Sediment entrainment on a wave-graded shelf, Roussillon, France

Abstract

The sands of the inner shelf off the Roussillon coast of the microtidal Golfe du Lion display a seaward-fining texture and merge, in water deeper than 20–30 m, with midshelf muds. There is a qualitative correspondence between the textural gradient and the seaward-attenuating, annual (surface gravity) wave power expended by tangential stress on the shelf surface. Various equations, used to quantify the relation of sediment texture to fluid energy, predict the trend of the observed textural gradient, but overestimate its value. An empirical threshold equation (Komar and Miller, 1975a, b) and a theoretical null point equation (Johnson and Eagleson, 1966) give comparable results, implying that both may be describing the same state.
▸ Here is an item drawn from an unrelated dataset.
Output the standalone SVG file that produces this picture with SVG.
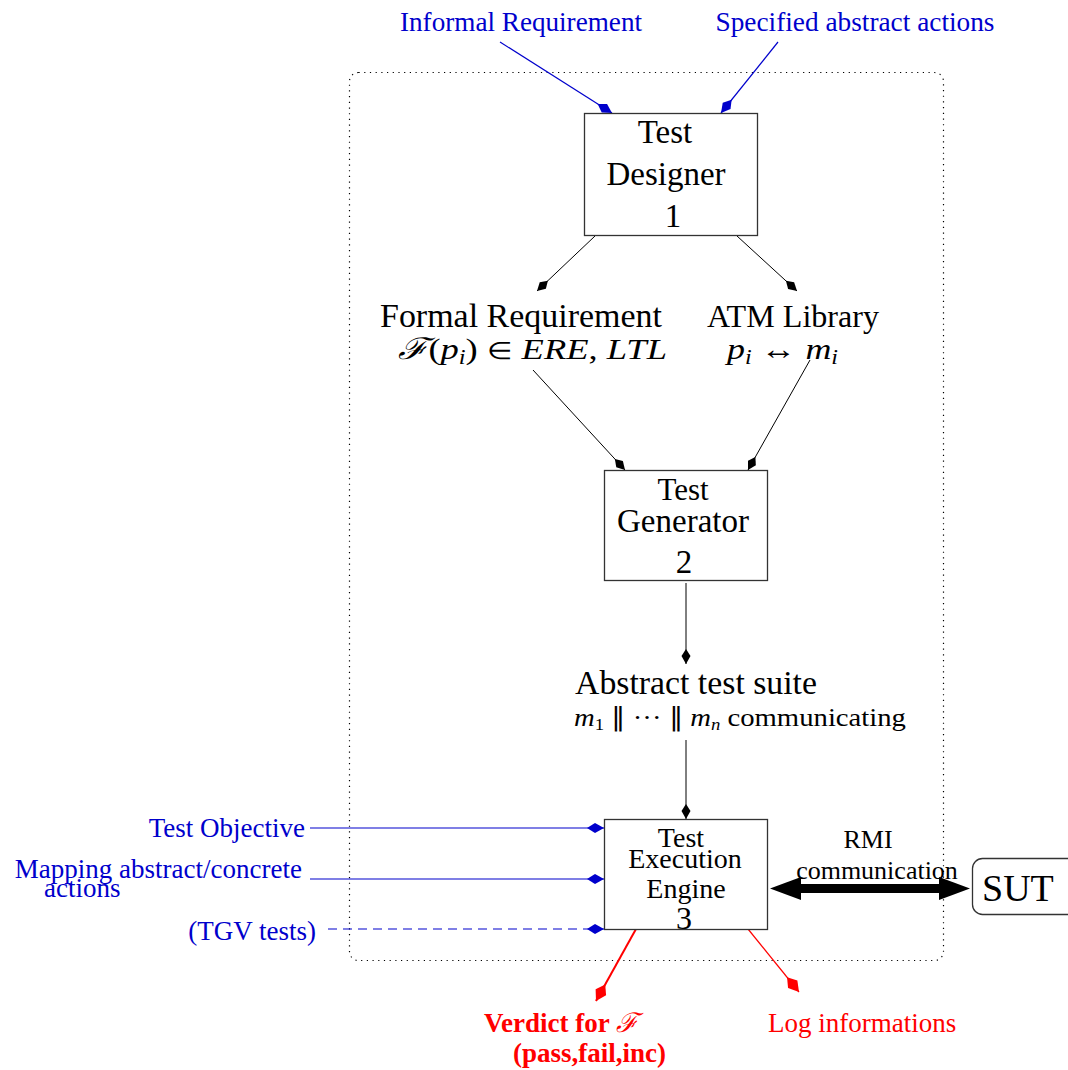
<svg xmlns="http://www.w3.org/2000/svg" width="1068" height="1070" viewBox="0 0 1068 1070">
  <style>
    text { font-family: "Liberation Serif", "Times New Roman", serif; }
    .blk { fill: #000; }
    .blue { fill: #0000cc; }
    .red { fill: #ff0000; }
    .box { fill: #fff; stroke: #333; stroke-width: 1.3; }
    .conn { fill: none; stroke: #000; stroke-width: 1; }
    .bconn { fill: none; stroke: #0000cc; stroke-width: 1.2; }
    .rconn { fill: none; stroke: #ff0000; }
    .mi { font-style: italic; }
  </style>
  <defs>
    <marker id="hk" viewBox="-16 -6 17 12" refX="0" refY="0" markerWidth="17" markerHeight="12" markerUnits="userSpaceOnUse" orient="auto">
      <path d="M0,0 L-8,-4.5 L-15,0 L-8,4.5 Z" fill="#000"/>
    </marker>
    <marker id="hb" viewBox="-18 -7 19 14" refX="0" refY="0" markerWidth="19" markerHeight="14" markerUnits="userSpaceOnUse" orient="auto">
      <path d="M0,0 L-9,-5 L-17,0 L-9,5 Z" fill="#0000cc"/>
    </marker>
    <marker id="hr" viewBox="-20 -8 21 16" refX="0" refY="0" markerWidth="21" markerHeight="16" markerUnits="userSpaceOnUse" orient="auto">
      <path d="M0,0 L-10,-6 L-19,0 L-10,6 Z" fill="#ff0000"/>
    </marker>
  </defs>

  <!-- tool boundary -->
  <rect x="349.5" y="72.5" width="594" height="888" rx="9" fill="none" stroke="#000" stroke-width="1.2" stroke-dasharray="1.2 4.5"/>

  <g id="connectors">
    <line class="bconn" x1="500" y1="42" x2="612" y2="113" marker-end="url(#hb)"/>
    <line class="bconn" x1="778" y1="42" x2="721" y2="113" marker-end="url(#hb)"/>
    <line class="conn" x1="595" y1="236" x2="537" y2="291" marker-end="url(#hk)"/>
    <line class="conn" x1="737" y1="236" x2="797" y2="291" marker-end="url(#hk)"/>
    <line class="conn" x1="533" y1="370" x2="625" y2="470" marker-end="url(#hk)"/>
    <line class="conn" x1="810" y1="360" x2="748" y2="470" marker-end="url(#hk)"/>
    <line class="conn" x1="686" y1="583" x2="686" y2="664" marker-end="url(#hk)"/>
    <line class="conn" x1="686" y1="740" x2="686" y2="819" marker-end="url(#hk)"/>
    <line class="bconn" x1="310" y1="828" x2="604" y2="828" marker-end="url(#hb)"/>
    <line class="bconn" x1="310" y1="879" x2="604" y2="879" marker-end="url(#hb)"/>
    <line class="bconn" x1="328" y1="929" x2="604" y2="929" stroke-dasharray="9 6" stroke="#4444cc" marker-end="url(#hb)"/>
    <line class="rconn" x1="636" y1="929" x2="596" y2="1001" stroke-width="2" marker-end="url(#hr)"/>
    <line class="rconn" x1="748" y1="929" x2="799" y2="992" stroke-width="1.2" marker-end="url(#hr)"/>
    <!-- RMI double arrow -->
    <g id="rmi-link">
      <line x1="800" y1="888.5" x2="940" y2="888.5" stroke="#000" stroke-width="9"/>
      <path d="M770,888.5 L801,877 L801,900 Z" fill="#000"/>
      <path d="M970,888.5 L939,877 L939,900 Z" fill="#000"/>
      <line x1="765" y1="883" x2="765" y2="893" stroke="#000" stroke-width="2"/>
      <line x1="976" y1="883" x2="976" y2="893" stroke="#000" stroke-width="2"/>
    </g>
  </g>

  <g id="informal-requirement">
    <text class="blue" x="521" y="31" font-size="27" text-anchor="middle" textLength="242" lengthAdjust="spacingAndGlyphs">Informal Requirement</text>
  </g>
  <g id="specified-actions">
    <text class="blue" x="855" y="31" font-size="27" text-anchor="middle" textLength="279" lengthAdjust="spacingAndGlyphs">Specified abstract actions</text>
  </g>

  <g id="test-designer">
    <rect class="box" x="584.5" y="113.5" width="173" height="122"/>
    <text class="blk" x="665" y="143" font-size="33" text-anchor="middle">Test</text>
    <text class="blk" x="666" y="185" font-size="33" text-anchor="middle">Designer</text>
    <text class="blk" x="673" y="227" font-size="33" text-anchor="middle">1</text>
  </g>

  <g id="formal-requirement">
    <text class="blk" x="521" y="327" font-size="33" text-anchor="middle" textLength="282" lengthAdjust="spacingAndGlyphs">Formal Requirement</text>
    <text class="blk" x="398" y="359" font-size="30" textLength="269" lengthAdjust="spacingAndGlyphs"><tspan class="mi">ℱ</tspan>(<tspan class="mi">p</tspan><tspan class="mi" font-size="20" dy="5">i</tspan><tspan dy="-5">) </tspan><tspan font-size="24">∈</tspan> <tspan class="mi">ERE</tspan>, <tspan class="mi">LTL</tspan></text>
  </g>

  <g id="atm-library">
    <text class="blk" x="793" y="327" font-size="32" text-anchor="middle" textLength="172" lengthAdjust="spacingAndGlyphs">ATM Library</text>
    <text class="blk" x="727" y="359" font-size="30" textLength="111" lengthAdjust="spacingAndGlyphs"><tspan class="mi">p</tspan><tspan class="mi" font-size="20" dy="5">i</tspan><tspan dy="-5"> ↔ </tspan><tspan class="mi">m</tspan><tspan class="mi" font-size="20" dy="5">i</tspan></text>
  </g>

  <g id="test-generator">
    <rect class="box" x="604.5" y="470.5" width="163" height="110"/>
    <text class="blk" x="683" y="500" font-size="31" text-anchor="middle">Test</text>
    <text class="blk" x="683" y="532" font-size="33" text-anchor="middle">Generator</text>
    <text class="blk" x="684" y="573" font-size="33" text-anchor="middle">2</text>
  </g>

  <g id="abstract-test-suite">
    <text class="blk" x="696" y="694" font-size="33" text-anchor="middle" textLength="242" lengthAdjust="spacingAndGlyphs">Abstract test suite</text>
    <text class="blk" x="574" y="726" font-size="26" textLength="332" lengthAdjust="spacingAndGlyphs"><tspan class="mi">m</tspan><tspan font-size="17" dy="4">1</tspan><tspan dy="-4"> ∥ ··· ∥ </tspan><tspan class="mi">m</tspan><tspan class="mi" font-size="17" dy="4">n</tspan><tspan dy="-4"> communicating</tspan></text>
  </g>

  <g id="test-execution-engine">
    <rect class="box" x="604.5" y="819.5" width="163" height="110"/>
    <text class="blk" x="681" y="847" font-size="28" text-anchor="middle">Test</text>
    <text class="blk" x="685" y="868" font-size="28" text-anchor="middle">Execution</text>
    <text class="blk" x="686" y="898" font-size="28" text-anchor="middle">Engine</text>
    <text class="blk" x="684" y="929" font-size="32" text-anchor="middle">3</text>
  </g>

  <g id="rmi-label">
    <text class="blk" x="868" y="848" font-size="26" text-anchor="middle">RMI</text>
    <text class="blk" x="877" y="879" font-size="26" text-anchor="middle">communication</text>
  </g>

  <g id="sut">
    <rect class="box" x="972.5" y="858.5" width="110" height="56" rx="10"/>
    <text class="blk" x="982" y="901" font-size="38">SUT</text>
  </g>

  <g id="test-objective">
    <text class="blue" x="305" y="837" font-size="27" text-anchor="end">Test Objective</text>
  </g>
  <g id="mapping">
    <text class="blue" x="302" y="878" font-size="27" text-anchor="end">Mapping abstract/concrete</text>
    <text class="blue" x="44" y="897" font-size="27">actions</text>
  </g>
  <g id="tgv-tests">
    <text class="blue" x="316" y="940" font-size="27" text-anchor="end">(TGV tests)</text>
  </g>

  <g id="verdict">
    <text class="red" x="484" y="1032" font-size="27" font-weight="bold">Verdict for <tspan class="mi" font-weight="normal">ℱ</tspan></text>
    <text class="red" x="513" y="1062" font-size="27" font-weight="bold">(pass,fail,inc)</text>
  </g>
  <g id="log-info">
    <text class="red" x="768" y="1032" font-size="27">Log informations</text>
  </g>
</svg>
There is a disparity between the predictions of an incipient motion equation (Johnson and Eagleson, 1966) and the threshold equation, probably because static instability of grains occurs prior to dynamic instability of grains in an increasing fluid velocity field. Theory forecasts that, in water shallower than 30 m, the sands are frequently entrained by shoaling waves, particularly during the winter months; the threshold of movement of sands in 5 m of water is exceeded for more than 40% of the year. Hence the grain size of the shallow-water sands does not reflect the maximum energy level of the environment.